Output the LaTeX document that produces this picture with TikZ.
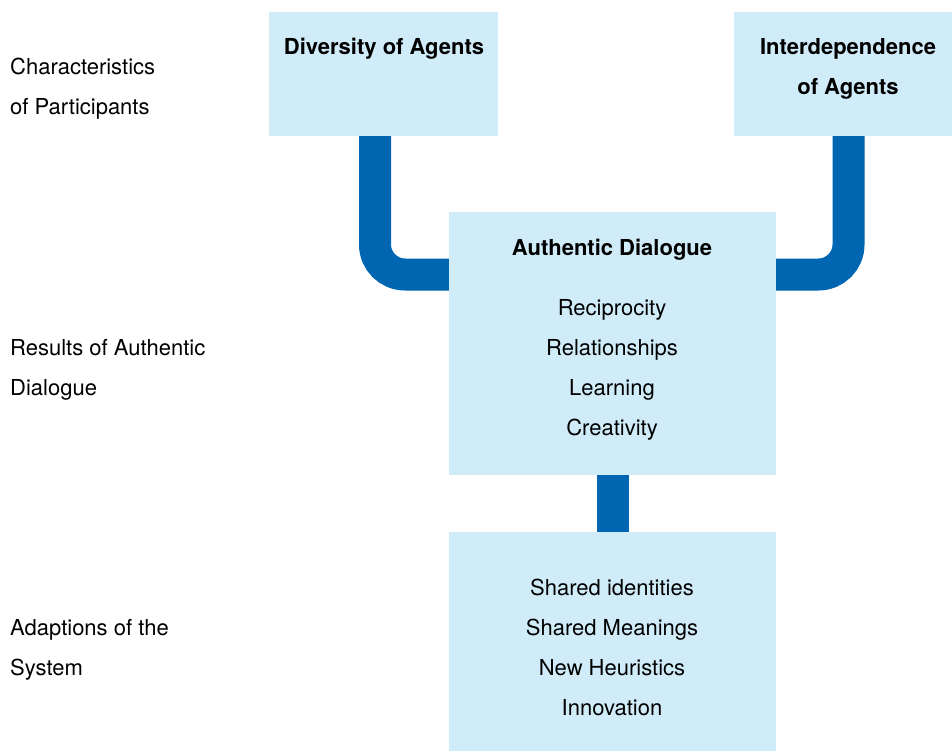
\documentclass[tikz,border=0pt]{standalone}
\usepackage{fontspec}
\setmainfont{TeX Gyre Heros}
\definecolor{boxblue}{HTML}{D1ECF9}
\definecolor{linkblue}{HTML}{0066B1}
\begin{document}
\begin{tikzpicture}[x=1pt, y=-1pt,
    box/.style={fill=boxblue, draw=none, inner sep=0pt},
    link/.style={draw=linkblue, line width=32pt, rounded corners=30pt},
    txt/.style={anchor=base, font=\fontsize{22}{26}\selectfont, inner sep=0pt},
    head/.style={txt, font=\fontsize{22}{26}\selectfont\bfseries},
    side/.style={txt, anchor=base west}]
    \useasboundingbox (0,0) rectangle (952,751);

    % First the light boxes
    \node[box, minimum width=229pt, minimum height=124pt] (diversity) at (383.5,74) {};
    \node[box, minimum width=218pt, minimum height=124pt] (interdep) at (843,74) {};
    \node[box, minimum width=327pt, minimum height=263pt] (dialogue) at (612.5,343.5) {};
    \node[box, minimum width=327pt, minimum height=219pt] (adaption) at (612.5,641.5) {};

    % Then the thick connectors between them
    \coordinate (lbend) at (375,274.5);
    \coordinate (rbend) at (848.5,274.5);
    \draw[link] (lbend |- diversity.south) |- (dialogue.west |- lbend);
    \draw[link] (rbend |- interdep.south) |- (dialogue.east |- rbend);
    \draw[link] (dialogue.south) -- (adaption.north);

    % Row titles on the left
    \node[side] (charA) at (10,75) {Characteristics};
    \node[side] (charB) at (10,115) {of Participants};
    \node[side] (resA) at (10,355) {Results of Authentic};
    \node[side] (resB) at (10,395) {Dialogue};
    \node[side] (adaA) at (10,635) {Adaptions of the};
    \node[side] (adaB) at (10,675) {System};

    % Box headings
    \node[head] (divtext) at (384,55) {Diversity of Agents};
    \node[head] (intA) at (848,55) {Interdependence};
    \node[head] (intB) at (848,95) {of Agents};
    \node[head] (diatext) at (612,255) {Authentic Dialogue};

    % Box contents
    \node[txt] (recip) at (612,315) {Reciprocity};
    \node[txt] (relat) at (612,355) {Relationships};
    \node[txt] (learn) at (612,395) {Learning};
    \node[txt] (creat) at (612,435) {Creativity};
    \node[txt] (ident) at (612,595) {Shared identities};
    \node[txt] (mean) at (612,635) {Shared Meanings};
    \node[txt] (heur) at (612,675) {New Heuristics};
    \node[txt] (innov) at (612,715) {Innovation};
\end{tikzpicture}
\end{document}
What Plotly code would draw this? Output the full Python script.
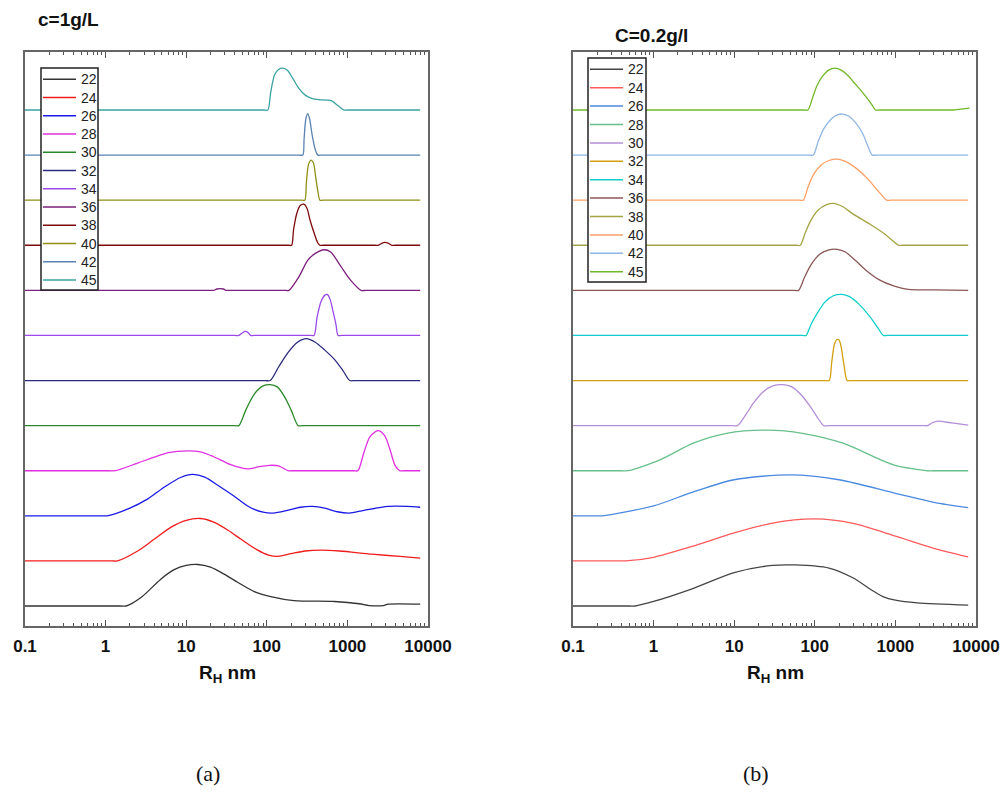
import plotly.graph_objects as go

# Temperatures (°C), stacked bottom to top
TEMPS = [22, 24, 26, 28, 30, 32, 34, 36, 38, 40, 42, 45]

# ---- c = 1 g/L : hydrodynamic radius (nm) and normalised intensity ----
a22_rh = [0.1, 1.5, 1.8, 2.8, 4.8, 7, 10, 14, 20, 30, 44, 70, 112, 217, 690, 1400, 1860, 2800, 3200, 8000]
a22_i = [0, 0, 0, 0.2, 0.59, 0.8, 0.9, 0.92, 0.86, 0.7, 0.52, 0.32, 0.21, 0.12, 0.1, 0.05, 0.01, 0.01, 0.04, 0.04]
a24_rh = [0.1, 1.2, 1.4, 2.5, 4, 6.5, 10, 15, 22, 33, 48, 75, 105, 137, 200, 300, 470, 800, 2000, 4500, 8000]
a24_i = [0, 0, 0, 0.22, 0.48, 0.75, 0.9, 0.94, 0.86, 0.68, 0.48, 0.25, 0.13, 0.1, 0.16, 0.22, 0.24, 0.22, 0.15, 0.1, 0.06]
a26_rh = [0.1, 0.9, 1.05, 2, 3.3, 5.5, 8.5, 12, 17, 26, 39, 60, 90, 120, 180, 260, 372, 520, 750, 1050, 1600, 3200, 5500, 8000]
a26_i = [0, 0, 0, 0.17, 0.37, 0.65, 0.85, 0.92, 0.86, 0.65, 0.44, 0.2, 0.08, 0.06, 0.12, 0.19, 0.21, 0.17, 0.09, 0.06, 0.12, 0.21, 0.21, 0.19]
a28_rh = [0.1, 1.1, 1.32, 2.5, 4, 6, 10.5, 15, 22, 35, 58, 80, 107, 140, 183, 200, 1200, 1350, 1600, 1900, 2400, 2900, 3400, 3900, 4450, 5000, 8000]
a28_i = [0, 0, 0, 0.17, 0.3, 0.4, 0.44, 0.42, 0.31, 0.14, 0.04, 0.09, 0.12, 0.11, 0, 0, 0, 0, 0.4, 0.75, 0.89, 0.78, 0.45, 0.12, 0, 0, 0]
a30_rh = [0.1, 40, 45, 55, 70, 90, 110, 135, 165, 200, 245, 280, 8000]
a30_i = [0, 0, 0, 0.35, 0.7, 0.88, 0.91, 0.86, 0.65, 0.35, 0, 0, 0]
a32_rh = [0.1, 95, 110, 140, 183, 240, 309, 400, 520, 690, 880, 1070, 1250, 8000]
a32_i = [0, 0, 0, 0.3, 0.62, 0.85, 0.93, 0.85, 0.68, 0.47, 0.22, 0, 0, 0]
a34_rh = [0.1, 40, 45, 50, 54, 58, 63, 70, 350, 386, 420, 470, 530, 562, 610, 660, 720, 767, 850, 8000]
a34_i = [0, 0, 0, 0.06, 0.09, 0.07, 0, 0, 0, 0, 0.4, 0.75, 0.9, 0.91, 0.8, 0.55, 0.25, 0, 0, 0]
a36_rh = [0.1, 20, 22, 24, 29, 31, 34, 170, 188, 250, 323, 400, 513, 620, 830, 1100, 1480, 1700, 8000]
a36_i = [0, 0, 0, 0.03, 0.03, 0, 0, 0, 0, 0.3, 0.67, 0.82, 0.9, 0.85, 0.53, 0.22, 0, 0, 0]
a38_rh = [0.1, 185, 203, 215, 235, 260, 288, 315, 345, 390, 430, 456, 500, 2200, 2400, 2800, 3200, 3560, 3900, 8000]
a38_i = [0, 0, 0, 0.35, 0.7, 0.88, 0.91, 0.82, 0.55, 0.25, 0.05, 0, 0, 0, 0, 0.06, 0.05, 0, 0, 0]
a40_rh = [0.1, 270, 296, 310, 330, 355, 380, 405, 430, 456, 500, 8000]
a40_i = [0, 0, 0, 0.4, 0.8, 0.89, 0.82, 0.5, 0.2, 0, 0, 0]
a42_rh = [0.1, 255, 280, 290, 305, 322, 340, 365, 400, 430, 470, 8000]
a42_i = [0, 0, 0, 0.35, 0.8, 0.92, 0.8, 0.45, 0.12, 0, 0, 0]
a45_rh = [0.1, 92, 103, 112, 125, 140, 158, 180, 210, 250, 300, 360, 440, 550, 640, 760, 900, 1000, 8000]
a45_i = [0, 0, 0, 0.4, 0.78, 0.9, 0.93, 0.88, 0.7, 0.48, 0.33, 0.26, 0.23, 0.22, 0.2, 0.1, 0, 0, 0]

# ---- c = 0.2 g/L ----
b22_rh = [0.1, 0.5, 0.59, 1, 3, 10, 30, 57, 150, 300, 500, 700, 1000, 1860, 8000]
b22_i = [0, 0, 0, 0.1, 0.38, 0.74, 0.9, 0.91, 0.84, 0.62, 0.36, 0.21, 0.13, 0.07, 0.02]
b24_rh = [0.1, 0.38, 0.45, 1, 3, 10, 30, 100, 300, 1000, 3000, 8000]
b24_i = [0, 0, 0, 0.08, 0.32, 0.62, 0.84, 0.93, 0.83, 0.55, 0.28, 0.09]
b26_rh = [0.1, 0.19, 0.23, 1, 3, 10, 50, 200, 1000, 3000, 8000]
b26_i = [0, 0, 0, 0.22, 0.52, 0.8, 0.91, 0.8, 0.5, 0.3, 0.18]
b28_rh = [0.1, 0.4, 0.48, 1.2, 3.1, 8, 26, 70, 224, 950, 2500, 3000, 8000]
b28_i = [0, 0, 0, 0.24, 0.61, 0.83, 0.9, 0.83, 0.61, 0.13, 0, 0, 0]
b30_rh = [0.1, 9.5, 11, 14, 17.5, 23, 30, 40, 52, 68, 88, 108, 129, 150, 2200, 2500, 2900, 3400, 5000, 8000]
b30_i = [0, 0, 0, 0.25, 0.51, 0.75, 0.88, 0.91, 0.86, 0.68, 0.42, 0.18, 0, 0, 0, 0, 0.07, 0.1, 0.06, 0.01]
b32_rh = [0.1, 135, 151, 162, 175, 188, 200, 212, 230, 252, 280, 8000]
b32_i = [0, 0, 0, 0.4, 0.8, 0.91, 0.9, 0.75, 0.35, 0, 0, 0]
b34_rh = [0.1, 70, 78, 90, 107, 135, 170, 218, 270, 350, 490, 600, 710, 800, 8000]
b34_i = [0, 0, 0, 0.25, 0.49, 0.75, 0.88, 0.91, 0.86, 0.7, 0.4, 0.18, 0, 0, 0]
b36_rh = [0.1, 56, 63, 75, 90, 115, 150, 190, 240, 320, 450, 650, 950, 1440, 3000, 8000]
b36_i = [0, 0, 0, 0.3, 0.57, 0.8, 0.9, 0.91, 0.85, 0.66, 0.42, 0.22, 0.1, 0.02, 0.01, 0]
b38_rh = [0.1, 58, 66, 76, 88, 110, 140, 170, 220, 300, 490, 750, 1100, 1250, 8000]
b38_i = [0, 0, 0, 0.27, 0.53, 0.78, 0.9, 0.93, 0.86, 0.69, 0.46, 0.24, 0, 0, 0]
b40_rh = [0.1, 64, 72, 82, 96, 120, 150, 190, 240, 330, 445, 600, 780, 880, 8000]
b40_i = [0, 0, 0, 0.28, 0.56, 0.78, 0.88, 0.91, 0.86, 0.7, 0.49, 0.22, 0, 0, 0]
b42_rh = [0.1, 86, 96, 110, 129, 160, 190, 224, 265, 320, 390, 450, 515, 580, 8000]
b42_i = [0, 0, 0, 0.3, 0.58, 0.8, 0.89, 0.91, 0.86, 0.72, 0.49, 0.22, 0, 0, 0]
b45_rh = [0.1, 73, 82, 95, 107, 125, 150, 178, 215, 260, 302, 370, 450, 510, 565, 640, 4600, 5200, 6500, 8300]
b45_i = [0, 0, 0, 0.3, 0.55, 0.75, 0.89, 0.93, 0.88, 0.76, 0.62, 0.44, 0.25, 0.12, 0, 0, 0, 0, 0.02, 0.04]

SERIES_A = [(a22_rh, a22_i), (a24_rh, a24_i), (a26_rh, a26_i), (a28_rh, a28_i),
            (a30_rh, a30_i), (a32_rh, a32_i), (a34_rh, a34_i), (a36_rh, a36_i),
            (a38_rh, a38_i), (a40_rh, a40_i), (a42_rh, a42_i), (a45_rh, a45_i)]
SERIES_B = [(b22_rh, b22_i), (b24_rh, b24_i), (b26_rh, b26_i), (b28_rh, b28_i),
            (b30_rh, b30_i), (b32_rh, b32_i), (b34_rh, b34_i), (b36_rh, b36_i),
            (b38_rh, b38_i), (b40_rh, b40_i), (b42_rh, b42_i), (b45_rh, b45_i)]

COLORS_A = ["#333333", "#f01c1c", "#1a1ae6", "#e030e0", "#2a8a2a", "#2a2a80",
            "#9a48ec", "#7d1f7d", "#7d0a0a", "#8f8f14", "#5a82b4", "#3aa2a2"]
COLORS_B = ["#444444", "#ff5a5a", "#4a8ae0", "#66c08a", "#b48ed8", "#d4a010",
            "#10cccc", "#8a5656", "#a4a444", "#ffa066", "#8fb6e4", "#72b828"]

TICK_VALS = [0.1, 1, 10, 100, 1000, 10000]
TICK_TEXT = ["0.1", "1", "10", "100", "1000", "10000"]
MINOR_VALS = [m * 10 ** e for e in range(-1, 4) for m in range(2, 10)]

W, H = 1006, 796


def px(x):
    return x / W


def py(y):
    return 1 - y / H


fig = go.Figure()

for idx, ((rh, inten), col, t) in enumerate(zip(SERIES_A, COLORS_A, TEMPS)):
    fig.add_trace(go.Scatter(x=rh, y=[idx + v for v in inten], mode="lines",
                             line=dict(color=col, width=1.3, shape="spline", smoothing=0.8),
                             name=str(t), showlegend=False, xaxis="x", yaxis="y"))
for idx, ((rh, inten), col, t) in enumerate(zip(SERIES_B, COLORS_B, TEMPS)):
    fig.add_trace(go.Scatter(x=rh, y=[idx + v for v in inten], mode="lines",
                             line=dict(color=col, width=1.3, shape="spline", smoothing=0.8),
                             name=str(t), showlegend=False, xaxis="x2", yaxis="y2"))

tickfont = dict(family="Liberation Sans, Arial, sans-serif", size=17, color="#111", weight="bold")
xcommon = dict(type="log", range=[-1, 4], tickmode="array", tickvals=TICK_VALS, ticktext=TICK_TEXT,
               ticks="inside", ticklen=6, tickwidth=1, tickcolor="#555",
               minor=dict(tickmode="array", tickvals=MINOR_VALS, ticks="inside", ticklen=3, tickcolor="#555"),
               showline=True, linecolor="#666", linewidth=1.5, mirror="ticks", automargin=False,
               showgrid=False, zeroline=False, tickfont=tickfont, ticklabelstandoff=4)
ycommon = dict(range=[-0.4435, 12.286], showticklabels=False, ticks="", showgrid=False, automargin=False,
               zeroline=False, showline=True, linecolor="#666", linewidth=1.5, mirror=True)

ydom = [py(626), py(52)]
fig.update_layout(
    width=W, height=H, margin=dict(l=0, r=0, t=0, b=0, autoexpand=False),
    paper_bgcolor="white", plot_bgcolor="white", showlegend=False,
    xaxis=dict(domain=[px(25), px(428)], anchor="y", **xcommon),
    yaxis=dict(domain=ydom, anchor="x", **ycommon),
    xaxis2=dict(domain=[px(573), px(976)], anchor="y2", **xcommon),
    yaxis2=dict(domain=ydom, anchor="x2", **ycommon),
)

shapes = []
annotations = []
legend_font = dict(family="Liberation Sans, Arial, sans-serif", size=14, color="#222")

# Hand-placed legends: (box, line x-range, text x, first row y, row step, colours)
legends = [
    ((41, 68, 98, 290), (43, 76), 79, 79.3, 18.25, COLORS_A),
    ((588, 58, 646, 282), (590, 623), 626, 69.3, 18.4, COLORS_B),
]
for (bx0, by0, bx1, by1), (lx0, lx1), tx, y0, step, cols in legends:
    shapes.append(dict(type="rect", xref="paper", yref="paper", x0=px(bx0), x1=px(bx1),
                       y0=py(by1), y1=py(by0), line=dict(color="#222", width=1.5),
                       fillcolor="white", layer="above"))
    for k, (t, c) in enumerate(zip(TEMPS, cols)):
        yy = y0 + k * step
        shapes.append(dict(type="line", xref="paper", yref="paper", x0=px(lx0), x1=px(lx1),
                           y0=py(yy), y1=py(yy), line=dict(color=c, width=1.5), layer="above"))
        annotations.append(dict(text=str(t), x=px(tx), y=py(yy), xref="paper", yref="paper",
                                xanchor="left", yanchor="middle", showarrow=False, font=legend_font))

title_font = dict(family="Liberation Sans, Arial, sans-serif", size=19, color="#111", weight="bold")
annotations += [
    dict(text="c=1g/L", x=px(36), y=py(19), xref="paper", yref="paper", xanchor="left",
         yanchor="middle", showarrow=False, font=title_font),
    dict(text="C=0.2g/l", x=px(613), y=py(35), xref="paper", yref="paper", xanchor="left",
         yanchor="middle", showarrow=False, font=title_font),
    dict(text="R<sub>H</sub> nm", x=px(227), y=py(674), xref="paper", yref="paper",
         xanchor="center", yanchor="middle", showarrow=False, font=dict(title_font, size=19)),
    dict(text="R<sub>H</sub> nm", x=px(775), y=py(674), xref="paper", yref="paper",
         xanchor="center", yanchor="middle", showarrow=False, font=dict(title_font, size=19)),
    dict(text="(a)", x=px(208), y=py(773), xref="paper", yref="paper", xanchor="center",
         yanchor="middle", showarrow=False,
         font=dict(family="Liberation Serif, Times New Roman, serif", size=22, color="#111")),
    dict(text="(b)", x=px(756), y=py(773), xref="paper", yref="paper", xanchor="center",
         yanchor="middle", showarrow=False,
         font=dict(family="Liberation Serif, Times New Roman, serif", size=22, color="#111")),
]

fig.update_layout(shapes=shapes, annotations=annotations)
fig.write_html("out.html")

*The request*:
Go from the first line of the data above to the line containing "(0,0) rectangle (952,751);" and retype exactly those lines, both included, but none of the pictures.

*Solved exercise*:
Output the LaTeX document that produces this picture with TikZ.
\documentclass[tikz,border=0pt]{standalone}
\usepackage{fontspec}
\setmainfont{TeX Gyre Heros}
\definecolor{boxblue}{HTML}{D1ECF9}
\definecolor{linkblue}{HTML}{0066B1}
\begin{document}
\begin{tikzpicture}[x=1pt, y=-1pt,
    box/.style={fill=boxblue, draw=none, inner sep=0pt},
    link/.style={draw=linkblue, line width=32pt, rounded corners=30pt},
    txt/.style={anchor=base, font=\fontsize{22}{26}\selectfont, inner sep=0pt},
    head/.style={txt, font=\fontsize{22}{26}\selectfont\bfseries},
    side/.style={txt, anchor=base west}]
    \useasboundingbox (0,0) rectangle (952,751);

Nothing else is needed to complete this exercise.